Newsday - Serbs leave tense Kosovo town in Nato convoy

Saturday December 25

By Andrew Roche

ORAHOVAC, Serbia (Reuters) - A convoy of peacekeeping vehicles carrying injured, sick and elderly Serbs with children left a Kosovo town for government-controlled Serbia on Saturday, fleeing winter cold and ethnic strife in the province.

``At home in Orahovac we have no heating, the temperature is below zero all the time. We are freezing,'' Stanka Janetovic, 34, told Reuters. Her son Goran, 7, was suffering from pneumonia and the medical unit in Orahovac had no antibiotics.

``The injured and children suffer the most. Besides keeping them warm, we have no other means to treat them nor feed them,'' she said, adding that she wanted to take her son to the safety of Nis, a large city in southern Serbia.

Kosovo, a southern province of Serbia, has been under U.N. administration since June when Serbian security forces halted a bloody crackdown on separatist ethnic Albanians and withdrew under NATO bombardment.

Serbs remaining in Kosovo have been subjected to revenge violence by majority Albanians since NATO-led peacekeepers arrived and tens of thousands of Serbs have fled the province as a result.

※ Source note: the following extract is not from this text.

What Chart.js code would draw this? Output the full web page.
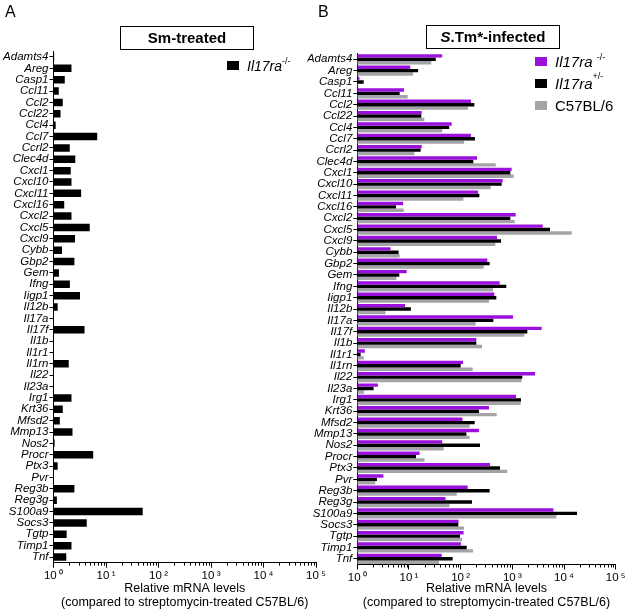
<!DOCTYPE html>
<html>
<head>
<meta charset="utf-8">
<script src="https://cdn.jsdelivr.net/npm/chart.js@4"></script>
<style>
  body { margin: 0; background: #fff; }
  #wrap { position: relative; width: 627px; height: 611px; overflow: hidden;
          font-family: "Liberation Sans", Arial, sans-serif; color: #000; }
  canvas { position: absolute; left: 0; top: 0; }
  .panel { position: absolute; top: 3px; font-size: 16px; }
  .title { position: absolute; border: 1px solid #000; box-sizing: border-box; height: 24px;
           font-weight: bold; font-size: 15px; line-height: 22px; text-align: center; }
  .leg { position: absolute; font-size: 15px; line-height: 16px; white-space: nowrap; }
  .leg .sw { display: inline-block; width: 12px; height: 9px; margin-right: 8px; vertical-align: 1px; }
  .leg sup { font-size: 9px; vertical-align: 7px; line-height: 0; }
</style>
</head>
<body>
<div id="wrap">
  <canvas id="chartA" width="627" height="611"></canvas>
  <canvas id="chartB" width="627" height="611"></canvas>
  <div class="panel" style="left:5px">A</div>
  <div class="panel" style="left:318px">B</div>
  <div class="title" style="left:120px; top:26px; width:134px">Sm-treated</div>
  <div class="title" style="left:426px; top:25px; width:134px"><i>S</i>.Tm*-infected</div>
  <div class="leg" style="left:227px; top:58px; font-size:14px"><span class="sw" style="background:#000"></span><i>Il17ra</i><sup>-/-</sup></div>
  <div class="leg" style="left:535px; top:54px"><span class="sw" style="background:#9b10dc"></span><i>Il17ra</i> <sup>-/-</sup></div>
  <div class="leg" style="left:535px; top:76px"><span class="sw" style="background:#000"></span><i>Il17ra</i><sup style="vertical-align:10px">+/-</sup></div>
  <div class="leg" style="left:535px; top:98px"><span class="sw" style="background:#a4a4a8"></span>C57BL/6</div>
</div>
<script>
// genes, top to bottom
const genes = ['Adamts4', 'Areg', 'Casp1', 'Ccl11', 'Ccl2', 'Ccl22', 'Ccl4', 'Ccl7', 'Ccrl2', 'Clec4d',
  'Cxcl1', 'Cxcl10', 'Cxcl11', 'Cxcl16', 'Cxcl2', 'Cxcl5', 'Cxcl9', 'Cybb', 'Gbp2', 'Gem',
  'Ifng', 'Iigp1', 'Il12b', 'Il17a', 'Il17f', 'Il1b', 'Il1r1', 'Il1rn', 'Il22', 'Il23a',
  'Irg1', 'Krt36', 'Mfsd2', 'Mmp13', 'Nos2', 'Procr', 'Ptx3', 'Pvr', 'Reg3b', 'Reg3g',
  'S100a9', 'Socs3', 'Tgtp', 'Timp1', 'Tnf'];

// A: Sm-treated, Il17ra-/-
const smKO = [1.03, 2.2, 1.64, 1.26, 1.5, 1.36, 1.1, 6.8, 2.04, 2.6,
  2.13, 2.2, 3.36, 1.6, 2.2, 4.9, 2.57, 1.45, 2.5, 1.27,
  2.05, 3.2, 1.2, null, 3.9, null, null, 1.95, null, null,
  2.2, 1.5, 1.32, 2.3, 1.05, 5.7, 1.2, null, 2.5, 1.16,
  50, 4.3, 1.78, 2.2, 1.75];

// B: S.Tm*-infected
const stmKO = [44, 10.6, 1.1, 8, 158, 17.6, 67, 158, 17.6, 207,
  970, 650, 216, 7.7, 1160, 3870, 505, 4.4, 328, 9,
  570, 448, 8.4, 1030, 3700, 201, 1.4, 111, 2750, 2.5,
  1180, 353, 108, 226, 44, 16, 370, 3.2, 137, 51,
  6220, 91, 114, 101, 43];
const stmHet = [33, 15, 1.33, 6.6, 184, 17.3, 60, 189, 16.8, 176,
  914, 622, 230, 5.6, 914, 5360, 604, 6.3, 364, 6.5,
  765, 490, 10.9, 429, 1950, 201, 1.16, 100, 1560, 2.07,
  1470, 226, 187, 129, 237, 13.7, 577, 2.4, 364, 166,
  17860, 90, 97, 131, 70];
const stmWT = [27, 12, 1.05, 9.4, 138, 19.8, 44, 116, 12.7, 476,
  1060, 381, 113, 7.9, 1110, 14070, 469, 6.6, 279, 5.7,
  422, 353, 3.5, 195, 1710, 259, 1.33, 171, 1510, 1.35,
  1450, 497, 149, 149, 47, 20, 800, 2.23, 84, 61,
  7110, 116, 106, 173, 38];

const tickValues = [1, 10, 100, 1000, 10000, 100000];
const tickLabels = ['10\u2009\u2070', '10\u2009\u00b9', '10\u2009\u00b2', '10\u2009\u00b3', '10\u2009\u2074', '10\u2009\u2075'];
const axisTitle = ['Relative mRNA levels', '(compared to streptomycin-treated C57BL/6)'];

const FONT = '"Liberation Sans", Arial, sans-serif';

// small log ticks between the decades
const minorTicks = {
  id: 'minorTicks',
  afterDraw(chart) {
    const sx = chart.scales.x;
    const y0 = chart.chartArea.bottom;
    const ctx = chart.ctx;
    ctx.save();
    ctx.strokeStyle = '#000';
    ctx.lineWidth = 1;
    ctx.beginPath();
    for (let d = 1; d < 100000; d *= 10) {
      for (let m = 2; m <= 9; m++) {
        const px = Math.round(sx.getPixelForValue(m * d)) + 0.5;
        ctx.moveTo(px, y0);
        ctx.lineTo(px, y0 + 3);
      }
    }
    ctx.stroke();
    ctx.restore();
  }
};

function makePanel(id, datasets, g) {
  new Chart(document.getElementById(id), {
    type: 'bar',
    data: { labels: genes, datasets: datasets },
    plugins: [minorTicks],
    options: {
      indexAxis: 'y',
      responsive: false,
      animation: false,
      devicePixelRatio: 1,
      layout: { padding: { left: g.left - g.yWidth, right: 627 - g.right, top: g.top, bottom: 1 } },
      plugins: { legend: { display: false }, tooltip: { enabled: false } },
      datasets: { bar: { categoryPercentage: g.catPct, barPercentage: 1, borderWidth: 0 } },
      scales: {
        x: {
          type: 'logarithmic',
          min: 1,
          max: 100000,
          afterBuildTicks: s => { s.ticks = tickValues.map(v => ({ value: v })); },
          afterFit: s => { s.height = 610 - g.bottom; },
          border: { color: '#000', width: 1 },
          grid: { drawOnChartArea: false, drawTicks: true, tickLength: 5, color: '#000' },
          ticks: {
            autoSkip: false, maxRotation: 0, padding: 1, color: '#000',
            font: { family: FONT, size: 11.5 },
            callback: v => tickLabels[tickValues.indexOf(v)]
          },
          title: {
            display: true, text: axisTitle, color: '#000', padding: 0,
            font: { family: FONT, size: 12.5, lineHeight: 1.15 }
          }
        },
        y: {
          afterFit: s => { s.width = g.yWidth; },
          border: { color: '#000', width: 1 },
          grid: { drawOnChartArea: false, drawTicks: true, tickLength: 4, color: '#000', offset: false },
          ticks: {
            autoSkip: false, padding: 1, color: '#000',
            font: { family: FONT, size: 11.5, style: 'italic' }
          }
        }
      }
    }
  });
}

makePanel('chartA', [
  { label: 'Il17ra-/-', data: smKO, backgroundColor: '#000' }
], { left: 53.5, right: 316, top: 51.3, bottom: 562.7, yWidth: 53.5, catPct: 0.66 });

makePanel('chartB', [
  { label: 'Il17ra-/-', data: stmKO, backgroundColor: '#9b10dc' },
  { label: 'Il17ra+/-', data: stmHet, backgroundColor: '#000' },
  { label: 'C57BL/6', data: stmWT, backgroundColor: '#a4a4a8' }
], { left: 357.3, right: 615.7, top: 53.6, bottom: 564.5, yWidth: 50, catPct: 0.9 });
</script>
</body>
</html>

Orahovac, a town in central Kosovo, has an enclave of 2,000 Serbs who feel menaced by surrounding Albanians.

On their way out of Kosovo, the 46 Serbs in the convoy from Orahovac stopped at the Russian hospital in Kosovo Polje, where six Serbs injured in ethnic violence were treated recently, before continuing onwards to central Serbia.

Orahovac's ethnic Albanians say that local Serbs were involved in massacres of their kin during the NATO bombing of Yugoslavia earlier this year.

Serb 'Concentration Camp' In Orahovac

For their part, Orahovac Serbs say they are living in a ghetto akin to a concentration camp, under the constant threat of ethnic Albanian attacks.

They say 10 Serbs have been killed and more than 10 injured since the arrival of the KFOR peace force.

Last week, one Serb was killed and several wounded in a grenade attack on a cafe, after which Orahovac Serbs gathered before the local Orthodox church demanding KFOR enable them to leave safely or they would all walk to Montenegro, a neighboring Yugoslav republic.

They shelved the idea until another reported bomb attack on a Serb house on Friday night.

After several hours of negotiations with KFOR, they reached a deal to let a group of 46, including six injured, 12 ailing elderly people and children with their families, leave in KFOR vehicles.

``I have relatives in Vojvodina (northern Serbia) and hope to get there to save my children, because they need urgent medical treatment. They suffer malnutrition and cold,'' Milica Kujundzic, mother of eight-month-old Ivan and three-year-old Tamara, said.

Russian Defense Minister Igor Sergeyev, due to return home later on Saturday after a two-day visit to Yugoslavia which included a stop in Kosovo, was quoted by the state agency Tanjug as saying he hoped Russian peacekeepers would eventually operate in the Orahovac area to reassure its Serbs.

Ethnic Albanians blocked roads around Orahovac with cars and tractors from August to November to prevent Russians from taking over security in the area from Dutch soldiers as scheduled.

Kosovo Albanians say the Russians have a pro-Serb bias.